Scalability and Future Outlook #
A key advantage of multi-chip design is scalability. Traditional monolithic GPUs are limited by silicon size; top-tier products like the Navi 31, with approximately 57.7 billion transistors, are difficult to manufacture. MCM allows compute units to be spread across smaller dies, improving yield and reducing costs. For example, a large compute die can be split into three independent modules, each focused on a specific task, such as rendering or ray tracing, for easier optimization. The patent shows that this configuration can dynamically allocate workloads, ensuring gaming applications perceive the setup as a single GPU.
In practice, multi-chip GPUs require careful power management and heat distribution. AMD’s Instinct MI350, with a power consumption of 1400W, requires liquid cooling for stability. Gaming products may use similar strategies, targeting 400–600W to balance performance and efficiency. Software support is also critical; AMD’s ROCm platform has expanded to consumer use, allowing developers to create cross-platform applications using a unified architecture.
Looking ahead, the launch of the UDNA architecture marks a strategic shift for AMD in graphics technology. The company plans to produce top-tier products on a 3nm node, such as flagship GPUs based on the N3E process, offering higher transistor density. AMD’s multi-chip approach may provide a competitive edge in AI-enhanced graphics, such as optimizing texture compression or anti-aliasing through machine learning.

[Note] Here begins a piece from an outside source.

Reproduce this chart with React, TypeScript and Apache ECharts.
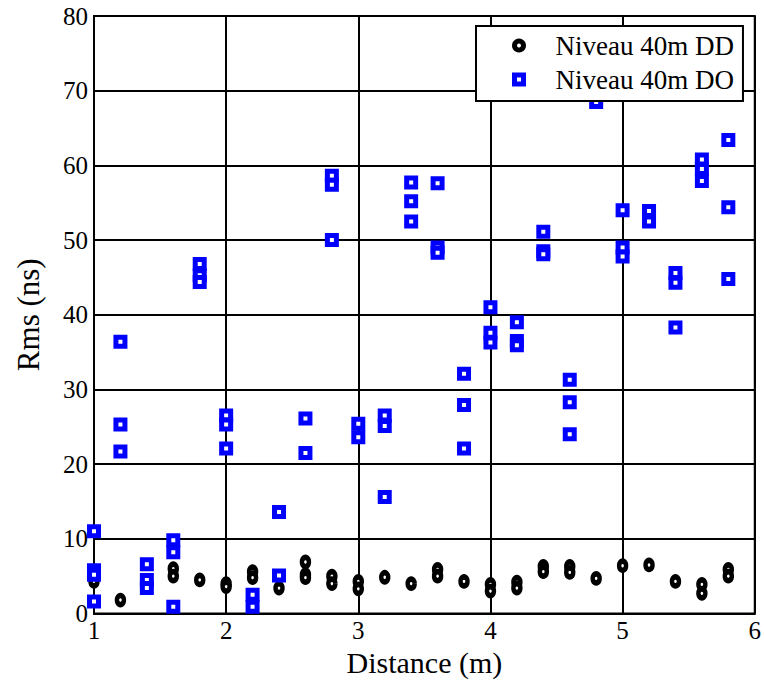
import React, { useEffect, useRef } from "react";
import * as echarts from "echarts";

const xTicks = [1, 2, 3, 4, 5, 6];
const yTicks = [0, 10, 20, 30, 40, 50, 60, 70, 80];

const ddDistance = [1.0, 1.0, 1.2, 1.4, 1.6, 1.6, 1.8, 2.0, 2.0, 2.2, 2.2, 2.4, 2.6, 2.6, 2.6, 2.8, 2.8, 3.0, 3.0, 3.2, 3.4, 3.6, 3.6, 3.8, 4.0, 4.0, 4.2, 4.2, 4.4, 4.4, 4.6, 4.6, 4.8, 5.0, 5.2, 5.4, 5.6, 5.6, 5.8, 5.8];
const ddRms = [5.3, 4.3, 1.8, 4.0, 6.0, 5.0, 4.5, 4.0, 3.6, 5.6, 4.8, 3.4, 6.9, 5.2, 4.8, 5.0, 4.0, 4.3, 3.3, 4.85, 4.0, 5.9, 5.0, 4.3, 3.9, 3.0, 4.2, 3.4, 6.3, 5.6, 6.3, 5.5, 4.7, 6.4, 6.5, 4.3, 3.9, 2.7, 5.9, 5.0];

const doDistance = [1.0, 1.0, 1.0, 1.0, 1.2, 1.2, 1.2, 1.4, 1.4, 1.4, 1.6, 1.6, 1.6, 1.8, 1.8, 1.8, 2.0, 2.0, 2.0, 2.2, 2.2, 2.4, 2.4, 2.6, 2.6, 2.8, 2.8, 2.8, 3.0, 3.0, 3.2, 3.2, 3.2, 3.4, 3.4, 3.4, 3.6, 3.6, 3.6, 3.8, 3.8, 3.8, 4.0, 4.0, 4.0, 4.2, 4.2, 4.2, 4.4, 4.4, 4.4, 4.6, 4.6, 4.6, 4.8, 5.0, 5.0, 5.0, 5.2, 5.2, 5.4, 5.4, 5.4, 5.6, 5.6, 5.6, 5.8, 5.8, 5.8];
const doRms = [11.0, 5.8, 5.2, 1.6, 36.4, 25.3, 21.7, 6.6, 4.5, 3.4, 9.8, 8.2, 0.9, 46.8, 45.3, 44.4, 26.5, 25.3, 22.1, 2.5, 0.9, 13.6, 5.1, 26.1, 21.5, 58.6, 57.4, 50.0, 25.4, 23.6, 26.5, 25.1, 15.6, 57.7, 55.2, 52.5, 57.6, 49.0, 48.3, 32.1, 27.9, 22.1, 41.0, 37.6, 36.3, 39.0, 36.5, 35.9, 51.1, 48.5, 48.1, 31.3, 28.3, 24.0, 68.5, 54.0, 49.0, 47.8, 53.9, 52.5, 45.6, 44.3, 38.3, 60.8, 59.5, 57.9, 63.4, 54.4, 44.8];

const seriesNames = ["Niveau 40m DD", "Niveau 40m DO"];

const FONT = "'Liberation Serif', 'Times New Roman', serif";

export default function App() {
  const ref = useRef<HTMLDivElement>(null);

  useEffect(() => {
    if (!ref.current) return;
    const chart = echarts.init(ref.current, null, { renderer: "svg" });
    const ddData = ddDistance.map((d, i) => [d, ddRms[i]]);
    const doData = doDistance.map((d, i) => [d, doRms[i]]);
    chart.setOption({
      animation: false,
      backgroundColor: "#fff",
      grid: {
        left: 94,
        right: 7,
        top: 16,
        bottom: 74.5,
        show: true,
        borderColor: "#000",
        borderWidth: 2,
        backgroundColor: "transparent",
      },
      legend: {
        left: 476,
        top: 26,
        orient: "vertical",
        backgroundColor: "#fff",
        borderColor: "#000",
        borderWidth: 2,
        borderRadius: 0,
        padding: [6, 9, 8, 36],
        itemWidth: 9,
        itemHeight: 9,
        itemGap: 7,
        textStyle: {
          fontFamily: FONT,
          fontSize: 27,
          color: "#000",
          lineHeight: 26,
          padding: [0, 0, 0, 27],
        },
        data: [
          {
            name: seriesNames[0],
            icon: "circle",
            itemStyle: { color: "#fff", borderColor: "#000", borderWidth: 5 },
          },
          {
            name: seriesNames[1],
            icon: "rect",
            itemStyle: { color: "#fff", borderColor: "#0000ff", borderWidth: 5 },
          },
        ],
      },
      xAxis: {
        type: "value",
        min: xTicks[0],
        max: xTicks[xTicks.length - 1],
        interval: 1,
        name: "Distance (m)",
        nameLocation: "middle",
        nameGap: 34,
        nameTextStyle: { fontFamily: FONT, fontSize: 30, color: "#000" },
        axisLine: { show: true, lineStyle: { color: "#000", width: 2 } },
        axisTick: { show: false },
        axisLabel: {
          fontFamily: FONT,
          fontSize: 25,
          color: "#000",
          margin: 4,
        },
        splitLine: { show: true, lineStyle: { color: "#000", width: 2 } },
      },
      yAxis: {
        type: "value",
        min: yTicks[0],
        max: yTicks[yTicks.length - 1],
        interval: 10,
        name: "Rms (ns)",
        nameLocation: "middle",
        nameGap: 50,
        nameTextStyle: { fontFamily: FONT, fontSize: 31, color: "#000" },
        axisLine: { show: true, lineStyle: { color: "#000", width: 2 } },
        axisTick: { show: false },
        axisLabel: {
          fontFamily: FONT,
          fontSize: 25,
          color: "#000",
          margin: 6,
        },
        splitLine: { show: true, lineStyle: { color: "#000", width: 2 } },
      },
      series: [
        {
          name: seriesNames[0],
          type: "scatter",
          data: ddData,
          symbol: "circle",
          symbolSize: [7, 9],
          itemStyle: { color: "#fff", borderColor: "#000", borderWidth: 5, opacity: 1 },
          emphasis: { disabled: true },
        },
        {
          name: seriesNames[1],
          type: "scatter",
          data: doData,
          symbol: "rect",
          symbolSize: 9,
          itemStyle: { color: "#fff", borderColor: "#0000ff", borderWidth: 5, opacity: 1 },
          emphasis: { disabled: true },
        },
      ],
    });
    return () => chart.dispose();
  }, []);

  return (
    <div
      ref={ref}
      style={{ position: "absolute", left: 0, top: 0, width: 764, height: 688 }}
    />
  );
}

The shift toward multi-chip GPU design is moving from experimental to practical. AMD has used patent innovation to solve key obstacles, paving the way for consumer products. This technology is applicable not only to desktop graphics cards but also to laptops and embedded systems, driving the entire industry toward a modular transformation. As UDNA is gradually revealed, the performance boundaries of gaming GPUs will continue to expand, offering a more efficient computing experience.